How can financial services organisations enable valid users to complete transactions easily, and still stop fraudsters from criminal activity? That question has been taxing the minds of the brightest security specialists for the last 30 years, and with identity theft, data breaches and fraud at an all-time high, the question has never been more relevant to financial institutions.
It has never been more difficult to answer either. Consumers interact with their banks anywhere in the world through many different and fragmented channels, ranging from the bank website, an ATM machine, and an in-store chip and PIN transaction, to online shopping, the phone, or – just occasionally – at a bank branch. Fraudsters are waiting to strike at any opportunity to misuse user credentials at any of these touch points, whether it is through malware, phishing, card skimming, or other evolving threats.
Financial institutions typically struggle to collate the risk across the various customer touchpoints. For example, if a fraudulent individual steals a credit card and attempts to take money out of an ATM machine, afterwards tries to buy a television using a store’s POS system, and then follows that up with an attempted online money transfer, many banks would treat each of these breaches as separate events because of the different systems and personnel that service each channel. This severely undermines their ability to detect misuse.
Convenience trumps security
The fact is that today’s consumers want the least possible degree of friction when it comes to online transactions. Time is of the essence and only a certain degree of inconvenience will be accepted – especially for lower risk activities. People understand and tolerate proportionate responses rather than a fixed amount of security under all circumstances.
For example, when banking online, customers will tolerate the process of using their hardware/software PKI token to make a payment to a new payee but will be less tolerant when making a repeat payment to the same payee or simply checking their bank balance.
Similarly, is it not more reasonable to be asked to verify your identity when buying an expensive piece of jewellery than it would be if simply buying groceries at the supermarket? Ideally, the process for low-risk transactions should be as instant and painless as paying in cash. And for the higher risk transactions, the bank should use proportionate security that is related to the risk. Customers understand this and actually enjoy the benefits of the protection.
To keep the valid users in and the fraudsters locked out, financial institutions need to strike a balance between convenience, cost, and security – simultaneously keeping customers satisfied and their money safe. That puts them in a dilemma: on the one hand they need to enable financial transaction services with the least degree of friction; on the other hand they must verify that it is the right person before allowing any access – typically authenticating the user via a password and another credential.
Layered fraud detection and risk-based authentication
To effectively separate the ‘goodies’ from the ‘baddies’, financial institutions need a layered fraud detection strategy that combines risk-based authentication with a number of different methods of authentication to ensure that the security is proportionate to the risk of what the user is doing. This sophisticated risk analysis can include many items such as the user location, the device they are using online, the value of the transaction, or the type of goods they are purchasing.

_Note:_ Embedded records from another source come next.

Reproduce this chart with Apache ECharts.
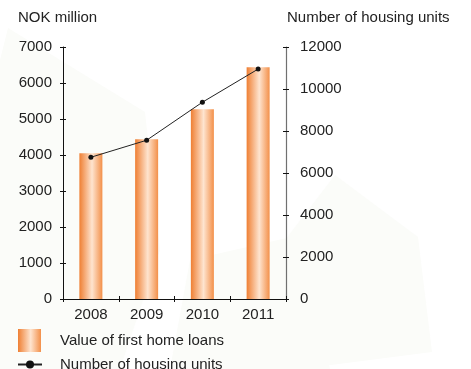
<!DOCTYPE html>
<html>
<head>
<meta charset="utf-8">
<script src="https://cdn.jsdelivr.net/npm/echarts@6/dist/echarts.min.js"></script>
<style>
  html, body { margin: 0; padding: 0; background: #ffffff; }
  #chart { width: 471px; height: 369px; }
</style>
</head>
<body>
<div id="chart"></div>
<script>
// Years on the category axis
const years = ['2008', '2009', '2010', '2011'];
// Value of first home loans, NOK million (left axis)
const loanValues = [4050, 4440, 5270, 6440];
// Number of housing units (right axis)
const housingUnits = [6750, 7560, 9370, 10950];

const FONT = '"Liberation Sans", Arial, sans-serif';
const TEXT = '#222222';

const chart = echarts.init(document.getElementById('chart'), null, { renderer: 'canvas' });

const barFill = new echarts.graphic.LinearGradient(0, 0, 1, 0, [
  { offset: 0, color: '#ef7f33' },
  { offset: 0.55, color: '#fee4cf' },
  { offset: 1, color: '#f3904a' }
]);

// faint backdrop shapes
const shade = '#fbfcf9';
const backdrop = [
  { type: 'polygon', shape: { points: [[8, 28], [145, 112], [160, 250], [120, 369], [0, 369], [0, 60]] } },
  { type: 'polygon', shape: { points: [[335, 175], [418, 237], [432, 352], [300, 369], [240, 369], [262, 270]] } },
  { type: 'polygon', shape: { points: [[190, 260], [300, 235], [330, 369], [170, 369]] } }
].map(g => Object.assign(g, { z: -10, silent: true, style: { fill: shade } }));

const plain = v => String(v);
const legendText = { fontFamily: FONT, fontSize: 15, color: TEXT, padding: [0, 0, 0, 14] };

chart.setOption({
  animation: false,
  backgroundColor: '#ffffff',
  graphic: backdrop,
  title: [
    { text: 'NOK million', left: 18, top: 10, padding: 0,
      textStyle: { fontFamily: FONT, fontSize: 15, fontWeight: 'normal', color: TEXT } },
    { text: 'Number of housing units', left: 287, top: 10, padding: 0,
      textStyle: { fontFamily: FONT, fontSize: 15, fontWeight: 'normal', color: TEXT } }
  ],
  legend: [
    {
      left: 18, top: 329, padding: 0,
      itemWidth: 23, itemHeight: 23,
      icon: 'rect',
      selectedMode: false,
      textStyle: legendText,
      data: ['Value of first home loans']
    },
    {
      left: 17, top: 357, padding: 0,
      itemWidth: 24, itemHeight: 10,
      selectedMode: false,
      textStyle: Object.assign({}, legendText, { padding: [0, 0, 0, 13] }),
      data: ['Number of housing units']
    }
  ],
  grid: { left: 63, right: 185, top: 47, bottom: 70, containLabel: false },
  xAxis: [
    {
      type: 'category',
      data: years,
      position: 'bottom',
      boundaryGap: true,
      axisLine: { show: true, lineStyle: { color: '#111', width: 1 } },
      axisTick: { show: true, inside: false, length: 3, lineStyle: { color: '#111' } },
      axisLabel: { fontFamily: FONT, fontSize: 15, color: TEXT, margin: 8 },
      splitLine: { show: false }
    },
    {
      type: 'category',
      data: years,
      position: 'bottom',
      boundaryGap: true,
      axisLine: { show: false },
      axisTick: { show: true, inside: true, length: 3, lineStyle: { color: '#111' } },
      axisLabel: { show: false },
      splitLine: { show: false }
    }
  ],
  yAxis: [
    {
      type: 'value',
      position: 'left',
      min: 0, max: 7000, interval: 1000,
      axisLine: { show: true, lineStyle: { color: '#111', width: 1 } },
      axisTick: { show: true, inside: false, length: 3, lineStyle: { color: '#111' } },
      axisLabel: { fontFamily: FONT, fontSize: 15, color: TEXT, margin: 11, formatter: plain },
      splitLine: { show: false }
    },
    {
      type: 'value',
      position: 'right',
      min: 0, max: 12000, interval: 2000,
      axisLine: { show: true, lineStyle: { color: '#707070', width: 1.2 } },
      axisTick: { show: true, inside: false, length: 3, lineStyle: { color: '#111' } },
      axisLabel: { fontFamily: FONT, fontSize: 15, color: TEXT, margin: 14, formatter: plain },
      splitLine: { show: false }
    },
    {
      type: 'value',
      position: 'left',
      min: 0, max: 7000, interval: 1000,
      axisLine: { show: false },
      axisTick: { show: true, inside: true, length: 3, lineStyle: { color: '#111' } },
      axisLabel: { show: false },
      splitLine: { show: false }
    },
    {
      type: 'value',
      position: 'right',
      min: 0, max: 12000, interval: 2000,
      axisLine: { show: false },
      axisTick: { show: true, inside: true, length: 3, lineStyle: { color: '#111' } },
      axisLabel: { show: false },
      splitLine: { show: false }
    }
  ],
  series: [
    {
      name: 'Value of first home loans',
      type: 'bar',
      xAxisIndex: 0,
      yAxisIndex: 0,
      data: loanValues,
      barWidth: 23,
      itemStyle: { color: barFill },
      z: 2
    },
    {
      name: 'Number of housing units',
      type: 'line',
      xAxisIndex: 0,
      yAxisIndex: 1,
      data: housingUnits,
      symbol: 'circle',
      symbolSize: 5,
      lineStyle: { color: '#222', width: 1 },
      itemStyle: { color: '#111' },
      z: 3
    }
  ]
});
</script>
</body>
</html>
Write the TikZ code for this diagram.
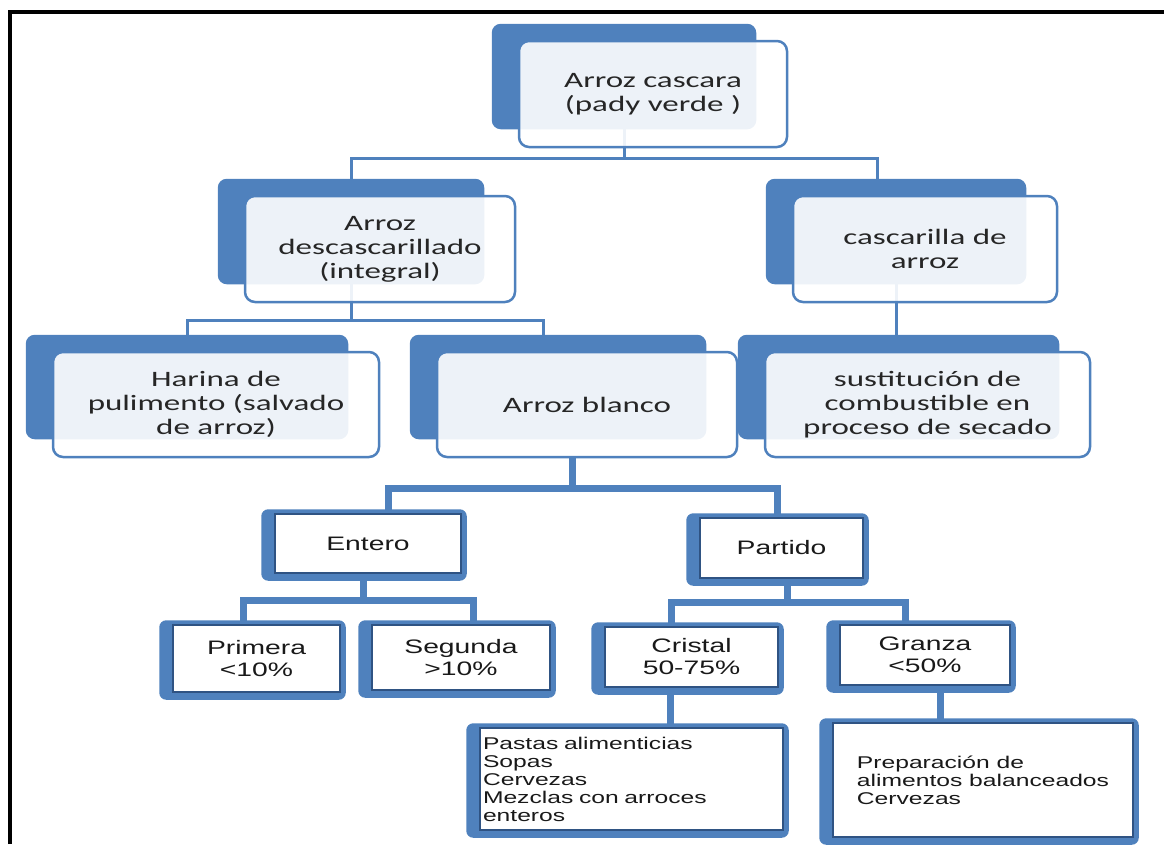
\documentclass[tikz,border=0pt]{standalone}
\usepackage{fontspec}
\newfontfamily\boxfont[FakeStretch=1.5]{Carlito}
\newfontfamily\listfont[FakeStretch=1.45]{Liberation Sans}
\usetikzlibrary{positioning, fit}
\definecolor{smartblue}{HTML}{4F81BD}
\definecolor{boxline}{HTML}{2F5383}
\definecolor{ink}{HTML}{262626}
\pgfdeclarelayer{back}
\pgfdeclarelayer{wires}
\pgfsetlayers{back,wires,main}

\begin{document}
\begin{tikzpicture}[x=1pt, y=-1pt,
    front/.style={draw=smartblue, line width=2.5pt, fill=white, fill opacity=0.9, text opacity=1,
      rounded corners=10pt, align=center, text=ink, inner sep=0pt,
      font=\boxfont\fontsize{22}{24}\selectfont},
    backing/.style={fill=smartblue, rounded corners=9pt, inner sep=0pt},
    link/.style={draw=smartblue, line width=3pt},
    card/.style={draw=boxline, line width=1.5pt, fill=white, align=center, text=black!90, inner sep=0pt,
      font=\listfont\fontsize{19.5}{22}\selectfont},
    bar/.style={draw=smartblue, line width=7pt}]
                \useasboundingbox (0,0) rectangle (1164,844);
                \draw[line width=4pt] (9.5,844) -- (9.5,11.5) -- (1164,11.5);

                % upper boxes
                \node[front, minimum width=268pt, minimum height=106pt] (top) at (653,94) {Arroz cascara\\(pady verde )};
                \node[front, minimum width=270pt, minimum height=106pt] (desc) at (380,249) {Arroz\\descascarillado\\(integral)};
                \node[front, minimum width=264pt, minimum height=106pt] (casc) at (925,249) {cascarilla de\\arroz};
                \node[front, minimum width=326pt, minimum height=105pt] (harina) at (216,404.5) {Harina de\\pulimento (salvado\\de arroz)};
                \node[front, minimum width=300pt, minimum height=105pt] (blanco) at (587,404.5) {Arroz blanco};
                \node[front, minimum width=325pt, minimum height=105pt] (sust) at (927.5,404.5) {sustitución de\\combustible en\\proceso de secado};

                % lower boxes
                \node[card, minimum width=186pt, minimum height=59pt] (entero) at (368,543.5) {Entero};
                \node[card, minimum width=163pt, minimum height=60pt] (partido) at (781.5,548) {Partido};
                \node[card, minimum width=167pt, minimum height=67pt] (primera) at (256.5,658.5) {Primera\\<10\%};
                \node[card, minimum width=178pt, minimum height=65pt] (segunda) at (461,657.5) {Segunda\\>10\%};
                \node[card, minimum width=173pt, minimum height=60pt] (cristal) at (691.5,657) {Cristal\\50-75\%};
                \node[card, minimum width=170pt, minimum height=60pt] (granza) at (925,655) {Granza\\<50\%};
                \node[card, text width=297pt, inner xsep=3pt, align=left, minimum height=102pt,
                  font=\listfont\fontsize{17}{18}\selectfont] (pastas) at (631.5,779)
                  {Pastas alimenticias\\Sopas\\Cervezas\\Mezclas con arroces\\enteros};
                \node[card, align=left, minimum width=300pt, minimum height=114pt,
                  font=\listfont\fontsize{17}{18}\selectfont] (prep) at (983,780)
                  {Preparación de\\alimentos balanceados\\Cervezas};

                \begin{pgfonlayer}{back}
                \foreach \b in {top,desc,casc,harina,blanco,sust}
                  \node[backing, fit={([xshift=-26pt,yshift=16pt]\b.north west) ([xshift=-32pt,yshift=19pt]\b.south east)}] (\b-bk) {};
                \foreach \b in {entero,partido,primera,segunda,cristal,granza,pastas,prep}
                  \fill[smartblue, rounded corners=7pt] ([xshift=-13pt,yshift=4pt]\b.north west) rectangle ([xshift=5pt,yshift=-7pt]\b.south east);
                \end{pgfonlayer}

                \begin{pgfonlayer}{wires}
                \draw[link] (top-bk.south) -- ++(0,29) -| (desc-bk.north);
                \draw[link] (top-bk.south) -- ++(0,29) -| ([xshift=-19pt]casc-bk.north);
                \draw[link] (desc-bk.south) -- ++(0,36) -| (harina-bk.north);
                \draw[link] (desc-bk.south) -- ++(0,36) -| ([xshift=-15pt]blanco-bk.north);
                \draw[link] (casc-bk.south) -- (casc-bk.south |- sust-bk.north);
                \draw[bar] ([xshift=-15pt]blanco.south) -- ++(0,30) -| ([xshift=20pt]entero.north);
                \draw[bar] ([xshift=-15pt]blanco.south) -- ++(0,30) -| ([xshift=-4pt]partido.north);
                \draw[bar] ([xshift=-5pt]entero.south) -- ++(0,27) -| ([xshift=-13pt]primera.north);
                \draw[bar] ([xshift=-5pt]entero.south) -- ++(0,27) -| ([xshift=12pt]segunda.north);
                \draw[bar] ([xshift=6pt]partido.south) -- ++(0,24) -| ([xshift=-20pt]cristal.north);
                \draw[bar] ([xshift=6pt]partido.south) -- ++(0,24) -| ([xshift=-20pt]granza.north);
                \draw[bar] ([xshift=-21pt]cristal.south) -- ([xshift=-21pt]cristal.south |- pastas.north);
                \draw[bar] ([xshift=15pt]granza.south) -- ([xshift=15pt]granza.south |- prep.north);
                \end{pgfonlayer}
            \end{tikzpicture}
\end{document}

Typically, only a small number of transactions are considered risky and the ideal solution would identify these activities and then increase the security level required, in the most convenient manner possible. Such a solution would help prevent fraud in real-time on consumer online services without inconveniencing legitimate users in the vast majority of their activities.
An advanced authentication solution creates an adaptive risk analysis process to assess the fraud potential of every online login and transaction. The technology provides a variety of two-factor and risk-based authentication methods – all geared to frictionless, multichannel authentication. For example, financial institutions can examine a wide range of data collected automatically about each login or transaction. A risk score can be calculated to help determine what action to take on a given transaction. Tolerance thresholds can be set to adjust the impact on legitimate users. And there is the flexibility to determine the response to that score based on policies and risk tolerance. This approach transforms authentication and fraud prevention – while optimising convenience. Imagine, for example, a customer is visiting London for the Olympics. At the hotel, they use their credit card with a chip and pin machine so that their card is authorised for purchases during their stay. In their hotel room, they make an online banking payment using their laptop. During the evening, another purchase is made via an iPad. Using multichannel advanced authentication, the customer’s bank has verified the chip-and-pin card transaction, acknowledged that the customer is in the UK, and monitors subsequent transactions through other channels, whilst considering this first authorised transaction at the hotel.